→ Problem:
Transcribe every line from the top down to the line with "1e6, 1.78e6, 3.16e6, 5.62e6, 1e7, 1.78e7, 3.16e7, 5.62e7, 1e8];", both ends included, but not the pictures.

→ Material:
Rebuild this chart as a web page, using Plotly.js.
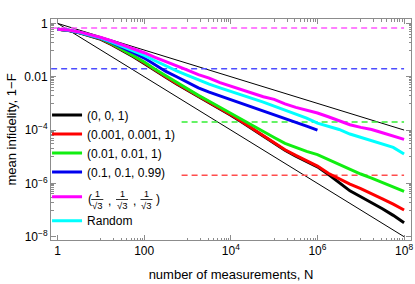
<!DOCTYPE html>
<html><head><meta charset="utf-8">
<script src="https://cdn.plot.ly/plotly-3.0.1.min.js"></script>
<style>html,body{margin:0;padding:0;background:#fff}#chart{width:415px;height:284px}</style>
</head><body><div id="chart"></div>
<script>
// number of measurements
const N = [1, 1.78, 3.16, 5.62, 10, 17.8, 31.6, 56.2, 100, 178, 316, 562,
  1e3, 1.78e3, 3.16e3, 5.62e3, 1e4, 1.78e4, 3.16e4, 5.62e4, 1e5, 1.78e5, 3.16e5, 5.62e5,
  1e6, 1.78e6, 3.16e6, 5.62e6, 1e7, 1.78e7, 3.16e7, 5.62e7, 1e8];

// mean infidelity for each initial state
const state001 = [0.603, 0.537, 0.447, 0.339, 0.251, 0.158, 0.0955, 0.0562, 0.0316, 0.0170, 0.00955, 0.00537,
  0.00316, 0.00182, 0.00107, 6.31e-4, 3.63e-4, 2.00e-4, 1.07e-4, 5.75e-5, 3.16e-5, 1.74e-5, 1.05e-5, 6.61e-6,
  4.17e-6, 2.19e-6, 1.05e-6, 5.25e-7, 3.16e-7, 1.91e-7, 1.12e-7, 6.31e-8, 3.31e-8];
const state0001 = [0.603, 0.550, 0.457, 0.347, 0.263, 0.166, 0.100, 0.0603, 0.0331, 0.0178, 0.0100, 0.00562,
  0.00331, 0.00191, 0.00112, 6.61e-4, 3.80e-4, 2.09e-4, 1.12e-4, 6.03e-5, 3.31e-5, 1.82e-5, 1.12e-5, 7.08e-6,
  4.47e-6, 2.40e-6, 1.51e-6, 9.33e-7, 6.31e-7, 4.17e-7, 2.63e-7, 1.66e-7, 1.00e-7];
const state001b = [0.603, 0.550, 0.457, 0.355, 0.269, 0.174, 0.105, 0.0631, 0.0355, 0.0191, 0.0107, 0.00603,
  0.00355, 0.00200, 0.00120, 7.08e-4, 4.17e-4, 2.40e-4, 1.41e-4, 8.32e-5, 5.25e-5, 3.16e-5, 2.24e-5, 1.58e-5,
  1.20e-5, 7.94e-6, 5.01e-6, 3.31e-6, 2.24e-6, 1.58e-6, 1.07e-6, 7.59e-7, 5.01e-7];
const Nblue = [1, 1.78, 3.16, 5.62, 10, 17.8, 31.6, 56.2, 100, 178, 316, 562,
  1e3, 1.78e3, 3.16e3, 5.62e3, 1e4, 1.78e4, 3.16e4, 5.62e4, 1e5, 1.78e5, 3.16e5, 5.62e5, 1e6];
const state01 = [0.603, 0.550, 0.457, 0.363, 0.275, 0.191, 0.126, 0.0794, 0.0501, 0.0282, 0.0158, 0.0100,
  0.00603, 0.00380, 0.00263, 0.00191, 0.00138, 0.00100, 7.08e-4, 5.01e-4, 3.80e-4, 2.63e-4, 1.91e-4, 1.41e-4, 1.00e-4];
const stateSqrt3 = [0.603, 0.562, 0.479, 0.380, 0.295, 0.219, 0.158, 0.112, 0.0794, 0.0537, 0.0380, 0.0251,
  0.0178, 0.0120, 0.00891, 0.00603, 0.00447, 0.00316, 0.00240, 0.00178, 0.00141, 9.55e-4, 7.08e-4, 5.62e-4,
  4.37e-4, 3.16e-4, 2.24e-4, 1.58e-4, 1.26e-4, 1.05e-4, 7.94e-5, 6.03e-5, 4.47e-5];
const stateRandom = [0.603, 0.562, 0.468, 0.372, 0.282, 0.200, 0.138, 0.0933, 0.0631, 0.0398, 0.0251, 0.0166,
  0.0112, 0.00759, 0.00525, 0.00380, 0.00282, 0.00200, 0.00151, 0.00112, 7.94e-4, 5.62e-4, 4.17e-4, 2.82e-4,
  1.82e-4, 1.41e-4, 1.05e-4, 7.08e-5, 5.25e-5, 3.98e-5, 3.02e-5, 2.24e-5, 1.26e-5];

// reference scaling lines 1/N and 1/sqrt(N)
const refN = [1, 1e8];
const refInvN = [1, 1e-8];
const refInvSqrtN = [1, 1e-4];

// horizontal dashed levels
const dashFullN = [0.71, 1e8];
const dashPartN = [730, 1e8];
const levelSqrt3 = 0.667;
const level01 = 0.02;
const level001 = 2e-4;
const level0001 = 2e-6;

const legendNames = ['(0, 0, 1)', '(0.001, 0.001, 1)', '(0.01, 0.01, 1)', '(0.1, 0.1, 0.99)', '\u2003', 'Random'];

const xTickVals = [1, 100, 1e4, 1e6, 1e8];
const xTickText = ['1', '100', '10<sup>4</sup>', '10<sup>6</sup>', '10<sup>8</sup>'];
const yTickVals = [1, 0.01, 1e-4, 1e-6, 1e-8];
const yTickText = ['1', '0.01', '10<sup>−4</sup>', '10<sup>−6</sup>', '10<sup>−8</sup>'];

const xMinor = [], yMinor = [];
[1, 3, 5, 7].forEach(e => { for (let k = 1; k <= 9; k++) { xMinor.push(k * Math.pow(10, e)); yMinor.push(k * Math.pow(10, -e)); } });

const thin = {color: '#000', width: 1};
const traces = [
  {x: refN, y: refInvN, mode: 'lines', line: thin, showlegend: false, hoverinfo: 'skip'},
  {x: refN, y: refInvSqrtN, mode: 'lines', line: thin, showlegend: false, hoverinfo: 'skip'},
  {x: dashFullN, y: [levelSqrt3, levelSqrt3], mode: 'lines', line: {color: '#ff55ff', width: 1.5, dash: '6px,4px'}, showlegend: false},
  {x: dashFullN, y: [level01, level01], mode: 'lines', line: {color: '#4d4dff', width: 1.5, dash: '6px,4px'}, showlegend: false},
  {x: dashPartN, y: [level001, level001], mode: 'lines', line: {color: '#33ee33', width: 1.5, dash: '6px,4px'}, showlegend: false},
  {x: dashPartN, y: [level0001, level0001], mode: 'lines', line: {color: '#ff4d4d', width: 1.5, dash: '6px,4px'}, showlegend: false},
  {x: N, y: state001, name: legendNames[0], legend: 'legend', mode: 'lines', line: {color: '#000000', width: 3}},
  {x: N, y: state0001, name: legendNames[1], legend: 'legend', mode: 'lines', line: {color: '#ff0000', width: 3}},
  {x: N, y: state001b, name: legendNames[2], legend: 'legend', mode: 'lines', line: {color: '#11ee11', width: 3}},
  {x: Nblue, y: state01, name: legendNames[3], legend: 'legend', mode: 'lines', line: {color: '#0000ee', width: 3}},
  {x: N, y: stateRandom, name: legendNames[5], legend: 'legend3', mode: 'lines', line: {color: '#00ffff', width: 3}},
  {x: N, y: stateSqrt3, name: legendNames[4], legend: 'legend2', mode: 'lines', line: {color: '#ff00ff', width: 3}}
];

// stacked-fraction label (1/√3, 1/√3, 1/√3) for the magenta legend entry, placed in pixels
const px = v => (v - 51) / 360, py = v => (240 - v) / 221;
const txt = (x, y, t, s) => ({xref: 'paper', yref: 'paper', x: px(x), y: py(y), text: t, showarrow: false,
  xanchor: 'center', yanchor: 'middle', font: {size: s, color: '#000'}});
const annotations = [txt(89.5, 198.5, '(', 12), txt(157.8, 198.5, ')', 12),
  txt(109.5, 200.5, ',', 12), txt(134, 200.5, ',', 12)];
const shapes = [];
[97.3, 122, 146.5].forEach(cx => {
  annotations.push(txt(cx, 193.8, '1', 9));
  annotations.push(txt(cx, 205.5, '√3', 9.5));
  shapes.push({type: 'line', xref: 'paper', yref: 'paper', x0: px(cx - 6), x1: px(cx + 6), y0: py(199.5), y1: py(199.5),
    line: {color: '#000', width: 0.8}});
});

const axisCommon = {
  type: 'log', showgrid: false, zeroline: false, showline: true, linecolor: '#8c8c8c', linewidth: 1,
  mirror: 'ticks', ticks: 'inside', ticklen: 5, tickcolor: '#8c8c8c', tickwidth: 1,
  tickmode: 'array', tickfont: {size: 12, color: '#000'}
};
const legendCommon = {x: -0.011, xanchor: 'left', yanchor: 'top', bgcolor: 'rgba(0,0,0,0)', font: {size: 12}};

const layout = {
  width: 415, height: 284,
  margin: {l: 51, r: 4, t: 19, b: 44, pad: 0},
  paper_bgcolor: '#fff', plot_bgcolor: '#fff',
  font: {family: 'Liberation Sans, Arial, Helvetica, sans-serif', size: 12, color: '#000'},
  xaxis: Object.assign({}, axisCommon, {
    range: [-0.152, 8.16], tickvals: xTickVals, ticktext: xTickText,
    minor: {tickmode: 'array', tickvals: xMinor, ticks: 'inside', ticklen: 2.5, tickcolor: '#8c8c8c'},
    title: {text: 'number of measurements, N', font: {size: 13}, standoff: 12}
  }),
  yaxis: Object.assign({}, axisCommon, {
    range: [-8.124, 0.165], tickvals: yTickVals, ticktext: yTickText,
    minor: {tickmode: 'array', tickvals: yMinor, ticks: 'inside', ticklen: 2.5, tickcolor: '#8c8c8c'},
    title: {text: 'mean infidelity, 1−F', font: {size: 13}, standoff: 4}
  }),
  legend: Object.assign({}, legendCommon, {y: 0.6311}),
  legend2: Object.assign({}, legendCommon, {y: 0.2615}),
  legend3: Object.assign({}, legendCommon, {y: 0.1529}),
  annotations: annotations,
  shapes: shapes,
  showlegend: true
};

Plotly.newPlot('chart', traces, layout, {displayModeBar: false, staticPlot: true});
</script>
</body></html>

→ Answer to this exercise:
Rebuild this chart as a web page, using Plotly.js.
<!DOCTYPE html>
<html><head><meta charset="utf-8">
<script src="https://cdn.plot.ly/plotly-3.0.1.min.js"></script>
<style>html,body{margin:0;padding:0;background:#fff}#chart{width:415px;height:284px}</style>
</head><body><div id="chart"></div>
<script>
// number of measurements
const N = [1, 1.78, 3.16, 5.62, 10, 17.8, 31.6, 56.2, 100, 178, 316, 562,
  1e3, 1.78e3, 3.16e3, 5.62e3, 1e4, 1.78e4, 3.16e4, 5.62e4, 1e5, 1.78e5, 3.16e5, 5.62e5,
  1e6, 1.78e6, 3.16e6, 5.62e6, 1e7, 1.78e7, 3.16e7, 5.62e7, 1e8];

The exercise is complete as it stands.